If my property is part-residential and part-commercial, which team at LegalZoom should I contact?
The commercial conveyancing team would be best placed to handle your matter. Our friendly, dedicated team of specialists would be happy to assist and are experienced in dealing with mixed-use properties.
What is a ‘covenant’?
A covenant is basically a promise by one party with another. They can be ‘restrictive’ or ‘positive’. A ‘restrictive covenant’ is normally a promise not to do something. They bind property, not just the owner of it personally, and therefore ‘run with the land’. This means a restrictive covenant would continue to have effect, even after the property is sold on. Restrictive covenants also still apply even if they were made many years ago and appear to be obsolete. A ‘positive covenant’ is a promise to do something. Positive covenants do not necessarily bind property in the same way that restrictive covenants do, so it is important to be sure that any positive covenants which are for your benefit will continue to be enforceable if the person making the promise sells their property.

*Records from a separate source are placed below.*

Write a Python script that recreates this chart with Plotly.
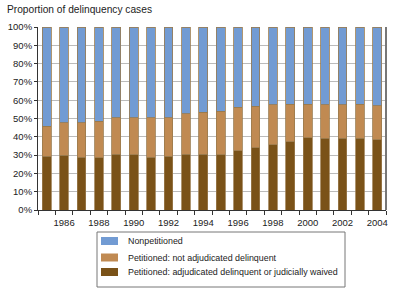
import plotly.graph_objects as go

years = list(range(1985, 2005))
# cumulative tops (percent)
adjudicated = [29.3, 29.9, 28.9, 28.6, 30.6, 30.2, 28.9, 29.3, 30.6, 30.4,
               30.2, 32.4, 33.9, 35.7, 37.4, 39.6, 39.1, 39.1, 39.1, 38.4]
petitioned_top = [45.8, 47.8, 47.8, 48.5, 50.4, 50.4, 50.4, 50.5, 52.7, 53.3,
                  54.0, 56.1, 56.8, 57.4, 57.9, 57.9, 57.4, 57.4, 57.9, 57.0]
not_adjudicated = [round(p - a, 1) for p, a in zip(petitioned_top, adjudicated)]
nonpetitioned = [round(100 - p, 1) for p in petitioned_top]

names = ["Petitioned: adjudicated delinquent or judicially waived",
         "Petitioned: not adjudicated delinquent",
         "Nonpetitioned"]
colors = ["#7A5218", "#C08A52", "#729BD3"]
series = [adjudicated, not_adjudicated, nonpetitioned]

W, H = 400, 291
L, R, T, B = 38, 14, 27, 81
PW, PH = W - L - R, H - T - B


def px(x):
    return (x - L) / PW


def py(y):
    return (H - B - y) / PH


fig = go.Figure()
for n, c, v in zip(names, colors, series):
    fig.add_trace(go.Bar(x=years, y=v, name=n, marker_color=c,
                         marker_line=dict(color="#9A7A4E", width=0.8),
                         width=0.5, showlegend=False))

font = "Liberation Sans, Arial, sans-serif"
annotations = [dict(text="Proportion of delinquency cases", xref="paper", yref="paper",
                    x=px(5), y=py(17), xanchor="left", yanchor="bottom", showarrow=False,
                    font=dict(size=10.2, family=font, color="#222"))]
shapes = [
    # right axis line
    dict(type="line", xref="paper", yref="paper", x0=1, x1=1, y0=0, y1=1,
         line=dict(color="#777", width=2)),
    # legend box
    dict(type="rect", xref="paper", yref="paper", x0=px(97), x1=px(345), y0=py(232), y1=py(287),
         line=dict(color="#777", width=1), fillcolor="white"),
]
row_y = [272, 257.5, 241]  # legend rows (bottom to top follows trace order)
for n, c, ry in zip(names, colors, row_y):
    shapes.append(dict(type="rect", xref="paper", yref="paper", x0=px(101), x1=px(118),
                       y0=py(ry + 4), y1=py(ry - 4), line=dict(width=0), fillcolor=c))
    annotations.append(dict(text=n, xref="paper", yref="paper", x=px(126), y=py(ry),
                            xanchor="left", yanchor="middle", showarrow=False,
                            font=dict(size=8.9, family=font, color="#222")))

fig.update_layout(
    barmode="stack",
    width=W, height=H,
    margin=dict(l=L, r=R, t=T, b=B, autoexpand=False),
    paper_bgcolor="white", plot_bgcolor="white",
    font=dict(family=font, size=9.5, color="#222"),
    showlegend=False,
    annotations=annotations,
    shapes=shapes,
)
fig.update_xaxes(range=[1984.5, 2004.5], tickvals=list(range(1986, 2005, 2)),
                 ticks="", showgrid=False, showline=True, linecolor="#333", linewidth=1,
                 mirror=False, ticklabelstandoff=4,
                 minor=dict(tickvals=[y + 0.5 for y in range(1984, 2005)], ticks="outside",
                            ticklen=4, tickcolor="#333", showgrid=False))
fig.update_yaxes(range=[0, 100], dtick=10, ticksuffix="%", showgrid=True,
                 gridcolor="#BBBBBB", gridwidth=1, showline=True, linecolor="#333",
                 linewidth=1, ticks="outside", ticklen=3, tickcolor="#333", zeroline=False)

fig.write_html("out.html")
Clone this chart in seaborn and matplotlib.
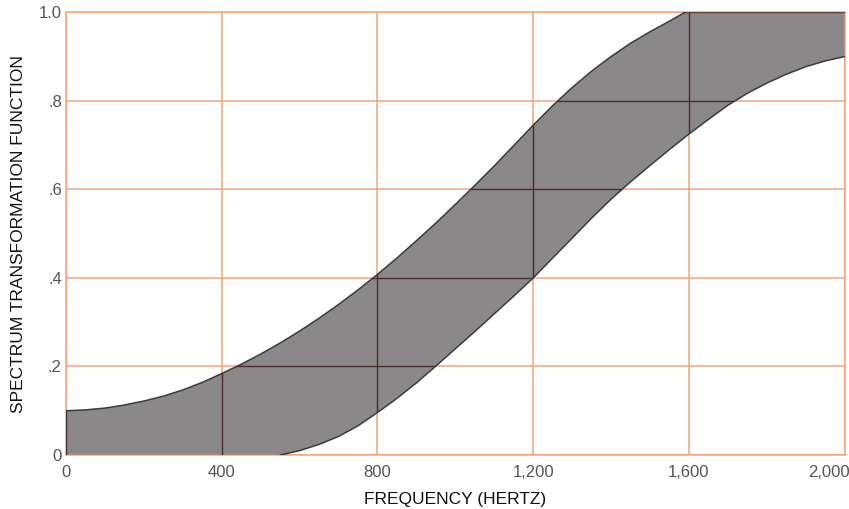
import matplotlib
matplotlib.use("Agg")
import matplotlib.pyplot as plt
import matplotlib.transforms as mtransforms
import seaborn as sns
import pandas as pd

# Upper edge of the band (frequency in Hz, transformation value)
upper_freq = [0, 50, 100, 150, 200, 250, 300, 350, 400, 450, 500, 550, 600,
              650, 700, 750, 800, 850, 900, 950, 1000, 1050, 1100, 1150, 1200,
              1250, 1300, 1350, 1400, 1450, 1500, 1550, 1590]
upper_val = [0.100, 0.102, 0.106, 0.113, 0.122, 0.133, 0.147, 0.164, 0.184,
             0.205, 0.228, 0.253, 0.280, 0.309, 0.340, 0.373, 0.408, 0.445,
             0.484, 0.524, 0.566, 0.609, 0.653, 0.699, 0.745, 0.789, 0.830,
             0.867, 0.900, 0.930, 0.956, 0.980, 1.0]

# Lower edge of the band
lower_freq = [550, 600, 650, 700, 750, 800, 850, 900, 950, 1000, 1050, 1100,
              1150, 1200, 1250, 1300, 1350, 1400, 1450, 1500, 1550, 1600, 1650,
              1700, 1750, 1800, 1850, 1900, 1950, 2000]
lower_val = [0.0, 0.010, 0.024, 0.042, 0.066, 0.096, 0.128, 0.163, 0.201,
             0.240, 0.279, 0.319, 0.359, 0.400, 0.445, 0.490, 0.535, 0.578,
             0.617, 0.654, 0.690, 0.725, 0.758, 0.790, 0.817, 0.840, 0.860,
             0.877, 0.890, 0.900]

x_ticks = [0, 400, 800, 1200, 1600, 2000]
x_labels = ["0", "400", "800", "1,200", "1,600", "2,000"]
y_ticks = [0, 0.2, 0.4, 0.6, 0.8, 1.0]
y_labels = ["0", ".2", ".4", ".6", ".8", "1.0"]

sns.set_style("white")
plt.rcParams["font.family"] = ["Liberation Sans", "DejaVu Sans"]

grid_orange = "#f2a77a"
band_gray = "#8a8888"
edge_dark = "#3c3c3c"
grid_dark = "#4a2c2c"

fig = plt.figure(figsize=(8.49, 5.09), dpi=100)
ax = fig.add_axes([0.0777, 0.106, 0.9173, 0.870])

# band polygon: along the upper edge, across the top, back along the lower edge
poly_x = [0] + upper_freq + [2000] + lower_freq[::-1] + [0]
poly_y = [0] + upper_val + [1.0] + lower_val[::-1] + [0]
band = ax.fill(poly_x, poly_y, color=band_gray, lw=0, zorder=2)[0]

up_df = pd.DataFrame({"freq": upper_freq, "val": upper_val})
lo_df = pd.DataFrame({"freq": lower_freq, "val": lower_val})
sns.lineplot(data=up_df, x="freq", y="val", ax=ax, color=edge_dark, lw=1.1, zorder=4)
sns.lineplot(data=lo_df, x="freq", y="val", ax=ax, color=edge_dark, lw=1.1, zorder=4)

# orange grid behind the band, dark lines where the grid passes through it
ax.set_axisbelow(True)
ax.grid(True, color=grid_orange, lw=1.1)
for xv in x_ticks:
    ln = ax.axvline(xv, color=grid_dark, lw=1.0, zorder=3)
    ln.set_clip_path(band)
for yv in y_ticks:
    ln = ax.axhline(yv, color=grid_dark, lw=1.0, zorder=3)
    ln.set_clip_path(band)

ax.set_xlim(0, 2000)
ax.set_ylim(0, 1.0)
ax.set_xticks(x_ticks)
ax.set_xticklabels(x_labels)
ax.set_yticks(y_ticks)
ax.set_yticklabels(y_labels)
ax.tick_params(axis="both", length=0, labelsize=12, labelcolor="#555555")
ax.tick_params(axis="x", pad=7)
ax.tick_params(axis="y", pad=3)

# last x label sits inside the figure edge
last = ax.get_xticklabels()[-1]
last.set_transform(last.get_transform() +
                   mtransforms.ScaledTranslation(-16 / 100, 0, fig.dpi_scale_trans))

for side in ["top", "bottom", "left", "right"]:
    ax.spines[side].set_color(grid_orange)
    ax.spines[side].set_linewidth(1.1)

ax.set_xlabel("FREQUENCY (HERTZ)", fontsize=12.5, color="#111111", labelpad=9)
ax.set_ylabel("SPECTRUM TRANSFORMATION FUNCTION", fontsize=12.5, color="#111111",
              labelpad=9)

fig.savefig("out.png", dpi=100)
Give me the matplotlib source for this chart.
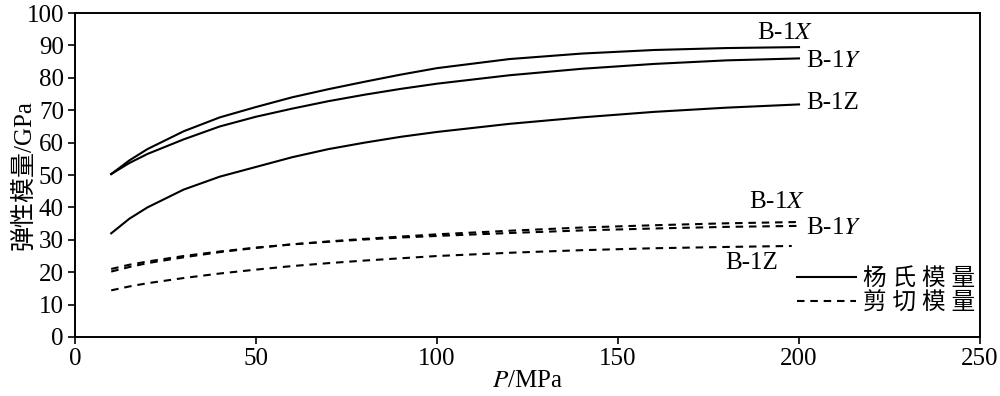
import matplotlib.pyplot as plt
from matplotlib.lines import Line2D

plt.rcParams['font.family'] = ['Liberation Serif', 'Noto Sans CJK SC']
plt.rcParams['mathtext.fontset'] = 'stix'

# pressure (MPa)
p = [10, 15, 20, 30, 40, 50, 60, 70, 80, 90, 100, 120, 140, 160, 180, 200]
p_z = [10, 15, 20, 30, 40, 50, 60, 70, 80, 90, 100, 120, 140, 160, 180, 198]

# Young's modulus (GPa)
young_x = [50.3, 54.5, 58.0, 63.5, 67.8, 71.0, 74.0, 76.5, 78.8, 81.0, 83.0, 85.8, 87.5, 88.6, 89.2, 89.5]
young_y = [50.3, 53.7, 56.5, 61.0, 65.0, 68.0, 70.5, 72.8, 74.8, 76.6, 78.2, 80.8, 82.8, 84.3, 85.4, 86.0]
young_z = [32.0, 36.5, 40.0, 45.5, 49.5, 52.5, 55.5, 58.0, 60.0, 61.8, 63.3, 65.8, 67.8, 69.5, 70.8, 71.8]

# shear modulus (GPa)
shear_x = [20.2, 21.6, 22.8, 24.6, 26.2, 27.5, 28.6, 29.5, 30.3, 31.0, 31.7, 32.8, 33.8, 34.5, 35.1, 35.5]
shear_y = [21.0, 22.3, 23.3, 25.0, 26.4, 27.6, 28.6, 29.4, 30.1, 30.7, 31.2, 32.1, 32.9, 33.5, 34.0, 34.3]
shear_z = [14.4, 15.6, 16.6, 18.2, 19.6, 20.8, 21.9, 22.8, 23.6, 24.3, 25.0, 26.0, 26.8, 27.4, 27.8, 28.1]

fig = plt.figure(figsize=(10, 3.96), dpi=100)
ax = fig.add_axes([0.075, 0.149, 0.905, 0.818])

lw = 1.5
dash = (3.6, 2.8)
ax.plot(p, young_x, color='black', lw=lw)
ax.plot(p, young_y, color='black', lw=lw)
ax.plot(p, young_z, color='black', lw=lw)
ax.plot(p, shear_x, color='black', lw=lw, dashes=dash)
ax.plot(p, shear_y, color='black', lw=lw, dashes=dash)
ax.plot(p_z, shear_z, color='black', lw=lw, dashes=dash)

fs = 18
ax.text(196, 93.8, 'B-1$\\it{X}$', fontsize=fs, ha='center', va='center')
ax.text(202, 85.3, 'B-1$\\it{Y}$', fontsize=fs, ha='left', va='center')
ax.text(202, 72.3, 'B-1Z', fontsize=fs, ha='left', va='center')
ax.text(194, 41.6, 'B-1$\\it{X}$', fontsize=fs, ha='center', va='center')
ax.text(202, 33.7, 'B-1$\\it{Y}$', fontsize=fs, ha='left', va='center')
ax.text(187, 22.8, 'B-1Z', fontsize=fs, ha='center', va='center')

handles = [Line2D([], [], color='black', lw=lw),
           Line2D([], [], color='black', lw=lw, dashes=dash)]
ax.legend(handles, ['杨 氏 模 量', '剪 切 模 量'], loc='lower right',
          bbox_to_anchor=(1.0, 0.055), frameon=False, fontsize=17,
          handlelength=2.5, handletextpad=0.3, labelspacing=0.1,
          borderaxespad=0.0, borderpad=0.2)

ax.set_xlim(0, 250)
ax.set_ylim(0, 100)
ax.set_xticks([0, 50, 100, 150, 200, 250])
ax.set_yticks(range(0, 101, 10))
ax.tick_params(labelsize=fs, direction='out', length=5, width=1.2, pad=3)
for s in ax.spines.values():
    s.set_linewidth(1.4)

ax.set_xlabel('$\\it{P}$/MPa', fontsize=fs, labelpad=0)
ax.set_ylabel('弹性模量/GPa', fontsize=fs)
ax.yaxis.set_label_coords(-0.043, 0.5)

fig.savefig('out.png', dpi=100)
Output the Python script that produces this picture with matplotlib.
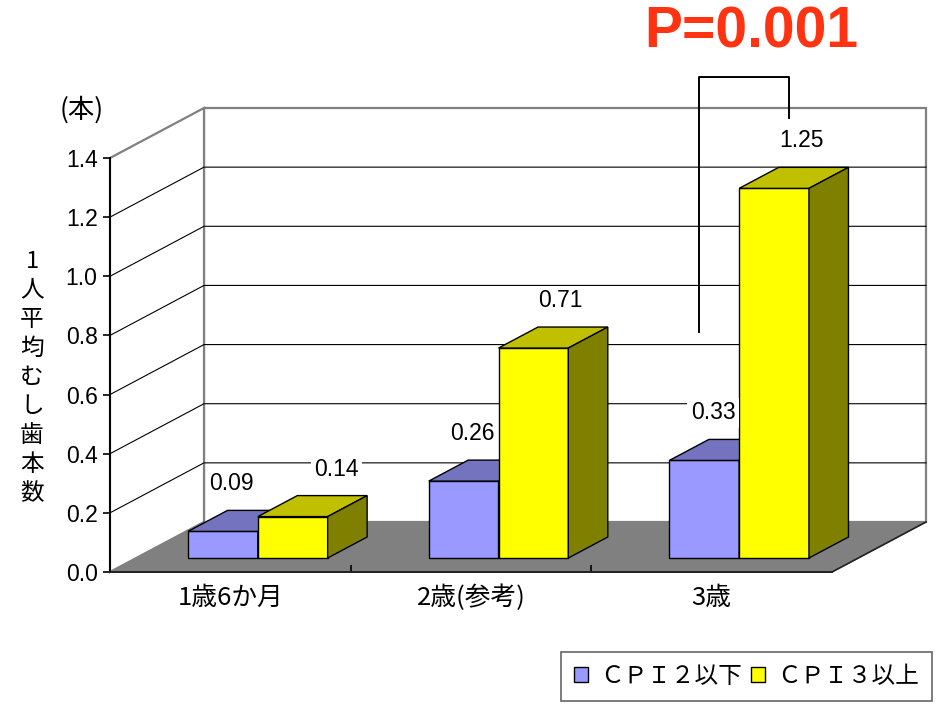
import numpy as np
import matplotlib
matplotlib.use('Agg')
import matplotlib.pyplot as plt
from matplotlib.patches import Polygon, Patch

plt.rcParams['font.family'] = ['Liberation Sans', 'DejaVu Sans']
CJK = ['Noto Sans CJK JP', 'DejaVu Sans']

categories = ['1歳6か月', '2歳(参考)', '3歳']
series_names = ['ＣＰＩ２以下', 'ＣＰＩ３以上']
low_cpi = [0.09, 0.26, 0.33]
high_cpi = [0.14, 0.71, 1.25]
yticks = [0.0, 0.2, 0.4, 0.6, 0.8, 1.0, 1.2, 1.4]
ylabel_chars = ['1', '人', '平', '均', 'む', 'し', '歯', '本', '数']

# face colours: front, top, side
blue = ('#9999ff', '#7373bf', '#4d4d80')
yellow = ('#ffff00', '#c0c000', '#808000')

W, H = 938, 707
fig = plt.figure(figsize=(W / 100, H / 100), dpi=100)
ax = fig.add_axes([110 / W, (H - 572) / H, 722 / W, 414 / H])
ymax = 1.4
ax.set_xlim(0, 3)
ax.set_ylim(0, ymax)

# oblique depth offset, in data units
DX = 94 / (722 / 3)
DY = 50 / (414 / ymax)


def proj(x, y, z):
    return (x + z * DX, y + z * DY)


def poly(pts, fc, ec='black', lw=1.0, z=2):
    ax.add_patch(Polygon(pts, closed=True, facecolor=fc, edgecolor=ec,
                         linewidth=lw, zorder=z, clip_on=False))


# walls and floor
poly([proj(0, 0, 1), proj(3, 0, 1), proj(3, ymax, 1), proj(0, ymax, 1)],
     'white', ec='#808080', lw=1.6, z=0)
poly([proj(0, 0, 0), proj(0, 0, 1), proj(0, ymax, 1), proj(0, ymax, 0)],
     'white', ec='#808080', lw=1.6, z=0)
for v in yticks[1:-1]:
    xs, ys = zip(proj(0, v, 0), proj(0, v, 1), proj(3, v, 1))
    ax.plot(xs, ys, color='black', lw=0.8, zorder=0.5, clip_on=False)
poly([proj(0, 0, 0), proj(3, 0, 0), proj(3, 0, 1), proj(0, 0, 1)],
     '#808080', ec='#808080', lw=1, z=1)

# bars
z0, z1 = 0.28, 0.70
bw = 0.29
x_start = 0.215
tops = []
for i in range(len(categories)):
    for s, (vals, cols) in enumerate([(low_cpi, blue), (high_cpi, yellow)]):
        x0 = i + x_start + s * bw
        x1 = x0 + bw
        h = vals[i]
        poly([proj(x0, 0, z0), proj(x1, 0, z0), proj(x1, h, z0), proj(x0, h, z0)], cols[0])
        poly([proj(x0, h, z0), proj(x1, h, z0), proj(x1, h, z1), proj(x0, h, z1)], cols[1])
        poly([proj(x1, 0, z0), proj(x1, 0, z1), proj(x1, h, z1), proj(x1, h, z0)], cols[2])
        mx, my = proj((x0 + x1) / 2, h, (z0 + z1) / 2)
        tops.append((s, i, mx, my, h))

# data labels
for s, i, mx, my, h in tops:
    dx = -0.045 if s == 0 else 0.03
    if s == 1 and i == 0:
        dx = 0.1
    ax.text(mx + dx, my + 0.125, f'{h:.2f}', ha='center', va='center', fontsize=16.5,
            zorder=5, bbox=dict(facecolor='white', edgecolor='none', pad=2.5),
            clip_on=False)

# axes
for sp in ['top', 'right']:
    ax.spines[sp].set_visible(False)
ax.spines['left'].set_linewidth(1.4)
ax.spines['bottom'].set_linewidth(1.4)
ax.spines['bottom'].set_color('#222222')
ax.spines['left'].set_zorder(3)
ax.spines['bottom'].set_zorder(3)
ax.set_yticks(yticks)
ax.set_yticklabels([f'{v:.1f}' for v in yticks], fontsize=16.5)
ax.tick_params(axis='y', direction='out', length=5, width=1.2, pad=4)
ax.set_xticks([1, 2])
ax.set_xticklabels([])
ax.tick_params(axis='x', direction='in', length=5, width=1.2)
ax.patch.set_visible(False)
for i, c in enumerate(categories):
    ax.text(i + 0.5, -0.088, c, ha='center', va='center', fontsize=18.5,
            family=CJK, clip_on=False)

# right wall corner on the floor
xs, ys = zip(proj(3, 0, 0), proj(3, 0, 1))
ax.plot(xs, ys, color='#222222', lw=1.2, zorder=1.5, clip_on=False)

# significance bracket
bx0 = 2 + x_start + bw / 2 + 0.5 * DX - 0.108
bx1 = 2 + x_start + 1.5 * bw + 0.5 * DX - 0.025
ax.plot([bx0, bx0, bx1, bx1], [low_cpi[2] + 0.48, 1.675, 1.675, high_cpi[2] + 0.285],
        color='black', lw=1.4, zorder=6, clip_on=False)
fig.text(751 / W, 1 - 33 / H, 'P=0.001', ha='center', va='center', fontsize=41,
         fontweight='bold', color='#ff3311')

# axis title
fig.text(82 / W, 1 - 110 / H, '(本)', ha='center', va='center', fontsize=19, family=CJK)
for k, ch in enumerate(ylabel_chars):
    fig.text(32 / W, 1 - (261 + 29.1 * k) / H, ch, ha='center', va='center',
             fontsize=17, family=CJK)

# legend
handles = [Patch(facecolor=blue[0], edgecolor='black'),
           Patch(facecolor=yellow[0], edgecolor='black')]
leg = fig.legend(handles, series_names, loc='upper left', ncol=2,
                 bbox_to_anchor=(561 / W, 1 - 652 / H), fancybox=False,
                 prop={'family': CJK, 'size': 17}, handlelength=0.6, handleheight=0.6,
                 handletextpad=0.5, columnspacing=0.4, borderpad=0.55, borderaxespad=0)
leg.get_frame().set_edgecolor('#404040')
leg.get_frame().set_linewidth(1.2)

fig.savefig('out.png', dpi=100)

What is indemnity insurance?
An ‘indemnity insurance’ policy would give you some protection if there is an issue with the property that either cannot be resolved or cannot be resolved quickly enough to meet your desired timescales for completion. The policy only offers financial compensation though and cannot correct a defect with a property, so having it does not mean that no problems will occur in the future. The policy will normally cost a one-off premium (rather than an annual fee) and will be in force for a fixed period of time (such as 20 years). If you’re taking out an indemnity policy, you should read all of the terms and conditions of the policy very carefully and be sure you can comply with them.